According to the earlier agreement, Sancho de Vera of Alcalá de Henares is to receive, on Sebastián de Baeza’s behalf, a loan of 2000 gold ducats (a very substantial amount) from one Hernán López de Segovia, a citizen of Seville, in the form of 750,000 maravedís (the copper coins struck in Spain for the purpose of circulation in the New World colonies). In return, Sebastian Baeza agrees to pay Hernán López de Segovia a ‘salario’ of 22 silver reals (‘reales de plata’) per day until the loan is repaid. The agreement was drawn up by Juan Fernández, ‘escrivario de su magestad’.

Hernán López de Segovia, a native of Torrelaguna near Madrid, seems to have been a man of considerable wealth. He paid for a large domed chapel, designed by the royal architect Juan de Valencia, at the church of Santa María Magdalena in his native town. The Melchor Pérez de Cervantes named here is almost certainly the Sevillian merchant of that name who is recorded as having exported goods to Cartagena in the early 1580s (see Lutgardo García Fuentes, Los peruleros y el comercio de Sevilla con las Indias, 1580–1630 (1997), p. 194). On f. 2v are the names of three men who witnessed the agreement in Sancho de Vera’s home city of Alcalá de Henares: Pedro Ybañez, Francisco de Alarcón, and Gregorio Ramos. The witnesses named at the end of the document (f. 5v) are Melchor Pérez de Cervantes, Juan Paez, Jorge Bravo and Bartolomé de la Herrán, the latter two being described as ‘escrivanos de Sevilla’.
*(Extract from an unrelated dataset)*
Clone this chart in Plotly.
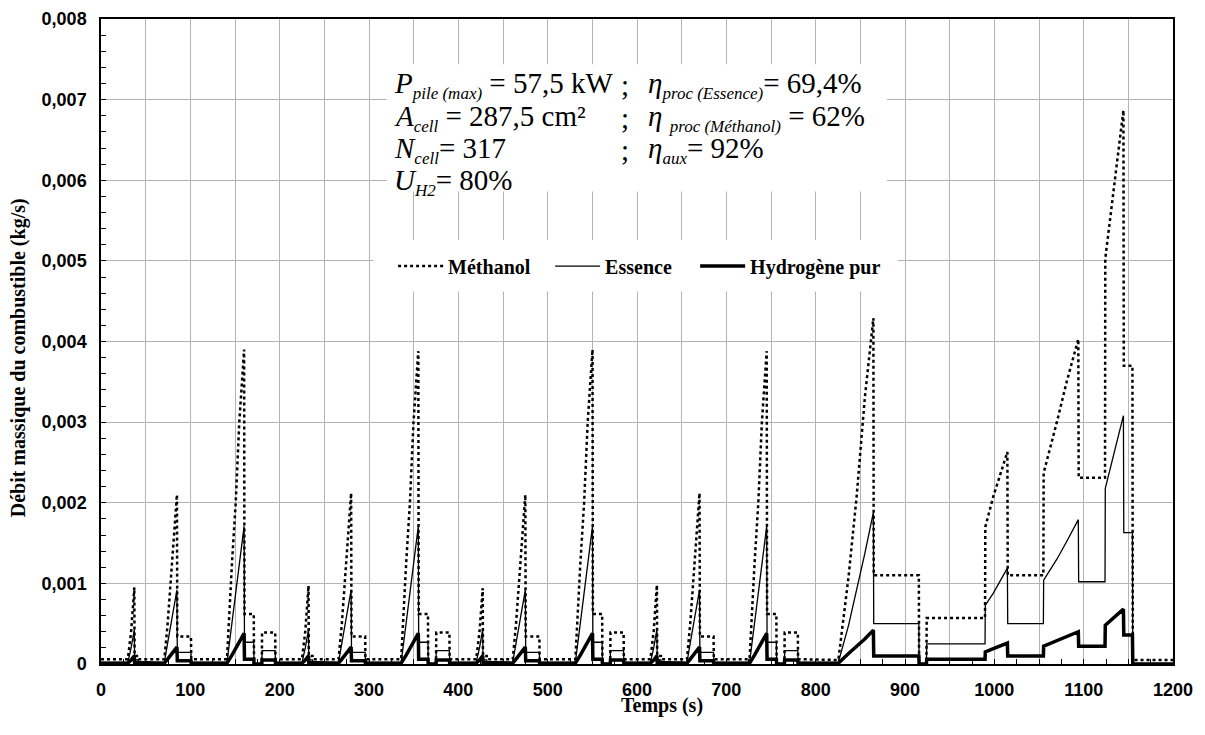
import plotly.graph_objects as go

# ---------------- data ----------------
temps = [
    # cycle urbain 1
    0.0, 30.0, 33.7, 37.3, 37.6, 41.8, 42.1, 70.9, 74.6, 78.4, 85.0, 85.4, 100.7, 101.0,
    141.0, 146.6, 150.8, 154.8, 160.2, 160.6, 171.0, 171.3, 180.0, 180.3, 195.0,
    # cycle urbain 2
    195.3, 225.0, 228.7, 232.3, 232.6, 236.8, 237.1, 265.9, 269.6, 273.4, 280.0, 280.4, 295.7, 296.0,
    336.0, 341.6, 345.8, 349.8, 355.2, 355.6, 366.0, 366.3, 375.0, 375.3, 390.0,
    # cycle urbain 3
    390.3, 420.0, 423.7, 427.3, 427.6, 431.8, 432.1, 460.9, 464.6, 468.4, 475.0, 475.4, 490.7, 491.0,
    531.0, 536.6, 540.8, 544.8, 550.2, 550.6, 561.0, 561.3, 570.0, 570.3, 585.0,
    # cycle urbain 4
    585.3, 615.0, 618.7, 622.3, 622.6, 626.8, 627.1, 655.9, 659.6, 663.4, 670.0, 670.4, 685.7, 686.0,
    726.0, 731.6, 735.8, 739.8, 745.2, 745.6, 756.0, 756.3, 765.0, 765.3, 780.0,
    # cycle extra-urbain
    780.3, 825.4, 836.8, 845.9, 855.0, 864.6, 865.0, 915.5, 915.8, 924.0, 924.3, 989.6, 989.9, 998.9,
    1014.6, 1015.0, 1054.9, 1055.2, 1070.0, 1081.0, 1094.0, 1094.4, 1123.9, 1124.2, 1144.5, 1144.9,
    1154.6, 1155.0, 1200.0,
]

methanol = [
    0.00006, 0.00006, 0.00040, 0.00095, 0.00010, 0.00010, 0.00006, 0.00006, 0.00050, 0.00110, 0.00210, 0.00034, 0.00034, 0.00006,
    0.00006, 0.00125, 0.00200, 0.00300, 0.00390, 0.00062, 0.00062, 0.0, 0.0, 0.00039, 0.00039,
    0.00006, 0.00006, 0.00041, 0.00097, 0.00010, 0.00010, 0.00006, 0.00006, 0.00050, 0.00111, 0.00212, 0.00034, 0.00034, 0.00006,
    0.00006, 0.00125, 0.00200, 0.00300, 0.00388, 0.00062, 0.00062, 0.0, 0.0, 0.00039, 0.00039,
    0.00006, 0.00006, 0.00040, 0.00094, 0.00010, 0.00010, 0.00006, 0.00006, 0.00050, 0.00110, 0.00210, 0.00034, 0.00034, 0.00006,
    0.00006, 0.00125, 0.00200, 0.00300, 0.00390, 0.00062, 0.00062, 0.0, 0.0, 0.00039, 0.00039,
    0.00006, 0.00006, 0.00041, 0.00098, 0.00010, 0.00010, 0.00006, 0.00006, 0.00050, 0.00111, 0.00212, 0.00034, 0.00034, 0.00006,
    0.00006, 0.00125, 0.00200, 0.00300, 0.00388, 0.00062, 0.00062, 0.0, 0.0, 0.00039, 0.00039,
    0.00006, 0.00005, 0.00108, 0.00208, 0.00330, 0.00429, 0.00110, 0.00110, 0.0, 0.0, 0.00057, 0.00057, 0.00170, 0.00208,
    0.00263, 0.00110, 0.00110, 0.00237, 0.00300, 0.00350, 0.00403, 0.00231, 0.00231, 0.00503, 0.00687, 0.00370,
    0.00370, 0.00005, 0.00005,
]

essence = [
    0.00002, 0.00002, 0.00020, 0.00043, 0.00005, 0.00005, 0.00002, 0.00002, 0.00026, 0.00050, 0.00092, 0.000145, 0.000145, 0.00002,
    0.00002, 0.00051, 0.00088, 0.00124, 0.00171, 0.00027, 0.00027, 0.0, 0.0, 0.000165, 0.000165,
    0.00002, 0.00002, 0.00020, 0.00043, 0.00005, 0.00005, 0.00002, 0.00002, 0.00026, 0.00050, 0.00092, 0.000145, 0.000145, 0.00002,
    0.00002, 0.00051, 0.00088, 0.00124, 0.00171, 0.00027, 0.00027, 0.0, 0.0, 0.000165, 0.000165,
    0.00002, 0.00002, 0.00020, 0.00043, 0.00005, 0.00005, 0.00002, 0.00002, 0.00026, 0.00050, 0.00092, 0.000145, 0.000145, 0.00002,
    0.00002, 0.00051, 0.00088, 0.00124, 0.00171, 0.00027, 0.00027, 0.0, 0.0, 0.000165, 0.000165,
    0.00002, 0.00002, 0.00020, 0.00043, 0.00005, 0.00005, 0.00002, 0.00002, 0.00026, 0.00050, 0.00092, 0.000145, 0.000145, 0.00002,
    0.00002, 0.00051, 0.00088, 0.00124, 0.00171, 0.00027, 0.00027, 0.0, 0.0, 0.000165, 0.000165,
    0.00002, 0.00002, 0.00048, 0.00092, 0.00137, 0.00188, 0.00050, 0.00050, 0.0, 0.0, 0.00025, 0.00025, 0.00073, 0.00088,
    0.00119, 0.00050, 0.00050, 0.00104, 0.00130, 0.00152, 0.00179, 0.00102, 0.00102, 0.00218, 0.00308, 0.00163,
    0.00163, 0.0, 0.0,
]

hydrogene = [
    0.00001, 0.00001, 0.00005, 0.00010, 0.00002, 0.00002, 0.00001, 0.00001, 0.00006, 0.00011, 0.00021, 0.00004, 0.00004, 0.00001,
    0.00001, 0.00011, 0.00020, 0.00027, 0.00038, 0.00006, 0.00006, 0.0, 0.0, 0.00005, 0.00005,
    0.00001, 0.00001, 0.00005, 0.00010, 0.00002, 0.00002, 0.00001, 0.00001, 0.00006, 0.00011, 0.00021, 0.00004, 0.00004, 0.00001,
    0.00001, 0.00011, 0.00020, 0.00027, 0.00038, 0.00006, 0.00006, 0.0, 0.0, 0.00005, 0.00005,
    0.00001, 0.00001, 0.00005, 0.00010, 0.00002, 0.00002, 0.00001, 0.00001, 0.00006, 0.00011, 0.00021, 0.00004, 0.00004, 0.00001,
    0.00001, 0.00011, 0.00020, 0.00027, 0.00038, 0.00006, 0.00006, 0.0, 0.0, 0.00005, 0.00005,
    0.00001, 0.00001, 0.00005, 0.00010, 0.00002, 0.00002, 0.00001, 0.00001, 0.00006, 0.00011, 0.00021, 0.00004, 0.00004, 0.00001,
    0.00001, 0.00011, 0.00020, 0.00027, 0.00038, 0.00006, 0.00006, 0.0, 0.0, 0.00005, 0.00005,
    0.00001, 0.00001, 0.00013, 0.00022, 0.00031, 0.00042, 0.00010, 0.00010, 0.0, 0.0, 0.00006, 0.00006, 0.00015, 0.00019,
    0.00026, 0.00010, 0.00010, 0.00022, 0.00029, 0.00034, 0.00040, 0.00022, 0.00022, 0.00048, 0.00068, 0.00036,
    0.00036, 0.0, 0.0,
]

x_tick_values = [0, 100, 200, 300, 400, 500, 600, 700, 800, 900, 1000, 1100, 1200]
x_tick_labels = ["0", "100", "200", "300", "400", "500", "600", "700", "800", "900", "1000", "1100", "1200"]
x_half_grid = [50, 150, 250, 350, 450, 550, 650, 750, 850, 950, 1050, 1150]
y_tick_values = [0, 0.001, 0.002, 0.003, 0.004, 0.005, 0.006, 0.007, 0.008]
y_tick_labels = ["0", "0,001", "0,002", "0,003", "0,004", "0,005", "0,006", "0,007", "0,008"]

series_names = ["Méthanol", "Essence", "Hydrogène pur"]

# ---------------- figure ----------------
serif = "Liberation Serif, Times New Roman, serif"
sans = "Liberation Sans, Arial, sans-serif"
GRID = "#b4b4b4"

fig = go.Figure()
fig.add_trace(go.Scatter(x=temps, y=methanol, mode="lines", name=series_names[0], legendwidth=97,
                         line=dict(color="black", width=2.5, dash="dot")))
fig.add_trace(go.Scatter(x=temps, y=essence, mode="lines", name=series_names[1], legendwidth=85,
                         line=dict(color="black", width=1.3)))
fig.add_trace(go.Scatter(x=temps, y=hydrogene, mode="lines", name=series_names[2],
                         line=dict(color="black", width=3.5)))
# helper (empty) trace so the overlaid axis carrying the half-step grid is drawn
fig.add_trace(go.Scatter(x=[], y=[], xaxis="x2", showlegend=False, hoverinfo="skip"))

fig.update_layout(
    xaxis=dict(
        range=[0, 1200], tickmode="array", tickvals=x_tick_values, ticktext=x_tick_labels,
        showgrid=True, gridcolor=GRID, gridwidth=1,
        ticks="inside", ticklen=5, tickcolor="black",
        minor=dict(dtick=25, tick0=0, ticks="inside", ticklen=5, tickcolor="black", showgrid=False),
        showline=True, linecolor="black", linewidth=1.5, mirror=True,
        tickfont=dict(family=sans, size=18, color="black", weight="bold"),
        ticklabelstandoff=9, automargin=False, zeroline=False,
    ),
    xaxis2=dict(
        range=[0, 1200], overlaying="x", anchor="y", side="bottom",
        tickmode="array", tickvals=x_half_grid, showticklabels=False, ticks="",
        showgrid=True, gridcolor=GRID, gridwidth=1, showline=False, zeroline=False,
        automargin=False,
    ),
    yaxis=dict(
        range=[0, 0.008], tickmode="array", tickvals=y_tick_values, ticktext=y_tick_labels,
        showgrid=True, gridcolor=GRID, gridwidth=1,
        ticks="inside", ticklen=5, tickcolor="black",
        minor=dict(dtick=0.0002, tick0=0, ticks="inside", ticklen=5, tickcolor="black", showgrid=False),
        showline=True, linecolor="black", linewidth=1.5, mirror=True,
        tickfont=dict(family=sans, size=18, color="black", weight="bold"),
        ticklabelstandoff=9, automargin=False, zeroline=False,
    ),
)

# axis titles
fig.add_annotation(x=0.5233, y=-0.0651, xref="paper", yref="paper", text="<b>Temps (s)</b>",
                   showarrow=False, xanchor="center", yanchor="middle",
                   font=dict(family=serif, size=20, color="black"))
fig.add_annotation(x=-0.0774, y=0.474, xref="paper", yref="paper",
                   text="<b>Débit massique du combustible (kg/s)</b>", textangle=-90,
                   showarrow=False, xanchor="center", yanchor="middle",
                   font=dict(family=serif, size=20, color="black"))

# white boxes behind the text block and the legend
fig.add_shape(type="rect", xref="x", yref="y", x0=320, x1=880, y0=0.00586, y1=0.00744,
              fillcolor="white", line=dict(width=0), layer="above")
fig.add_shape(type="rect", xref="x", yref="y", x0=305, x1=892, y0=0.00462, y1=0.00526,
              fillcolor="white", line=dict(width=0), layer="above")

ann_font = dict(family=serif, size=29, color="black")

def sub(s):
    return '<sub><span style="font-size:17px"><i>' + s + '</i></span></sub>'

left_lines = [
    "<i>P</i>" + sub("pile (max)") + " = 57,5 kW",
    "<i>A</i>" + sub("cell") + " = 287,5 cm²",
    "<i>N</i>" + sub("cell") + "= 317",
    "<i>U</i>" + sub("H2") + "= 80%",
]
right_lines = [
    "<i>η</i>" + sub("proc (Essence)") + "= 69,4%",
    "<i>η</i> " + sub("proc (Méthanol)") + " = 62%",
    "<i>η</i>" + sub("aux") + "= 92%",
]
line_y = [0.00718, 0.00677, 0.00638, 0.00598]
for txt, yv in zip(left_lines, line_y):
    fig.add_annotation(x=326, y=yv, xref="x", yref="y", text=txt, showarrow=False,
                       xanchor="left", yanchor="middle", font=ann_font)
for txt, yv in zip(right_lines, line_y[:3]):
    fig.add_annotation(x=587, y=yv, xref="x", yref="y", text=";", showarrow=False,
                       xanchor="center", yanchor="middle", font=ann_font)
    fig.add_annotation(x=610, y=yv, xref="x", yref="y", text=txt, showarrow=False,
                       xanchor="left", yanchor="middle", font=ann_font)

# the page body has an 8 px margin: plot area is placed so it lands at x 101..1173, y 19..664
fig.update_layout(
    width=1189, height=719,
    margin=dict(l=93, r=24, t=11, b=63),
    paper_bgcolor="white", plot_bgcolor="white",
    showlegend=True,
    legend=dict(orientation="h", x=0.2725, y=0.617, xanchor="left", yanchor="middle",
                bgcolor="rgba(0,0,0,0)", font=dict(family=serif, size=20, color="black", weight="bold"),
                itemwidth=45, tracegroupgap=0),
)

fig.write_html("out.html")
The size of the transaction recorded here accords well with the picture of Seville provided by the Dominican friar Tomás de Mercado in his Tratos y contratos de mercaderes, published only a few years earlier in 1569. ‘The city of Seville, he says, “is on fire with all manner of business. There are great real-exchanges for all fairs, within and without the kingdom, sales and purchases on credit and for cash, and for huge sums, great shipments, and baratas for many thousands and millions, such as neither Tyre nor Alexandria in their day could equal”. In this whirlpool of commerce there could not fail to be sin and fraud, sometimes committed in ignorance of the Church’s teaching. Mercado proposes to light the merchant’s way by offering him a guide in his own vulgar tongue’ (Grice-Hutchinson, Early economic thought in Spain, p. 47).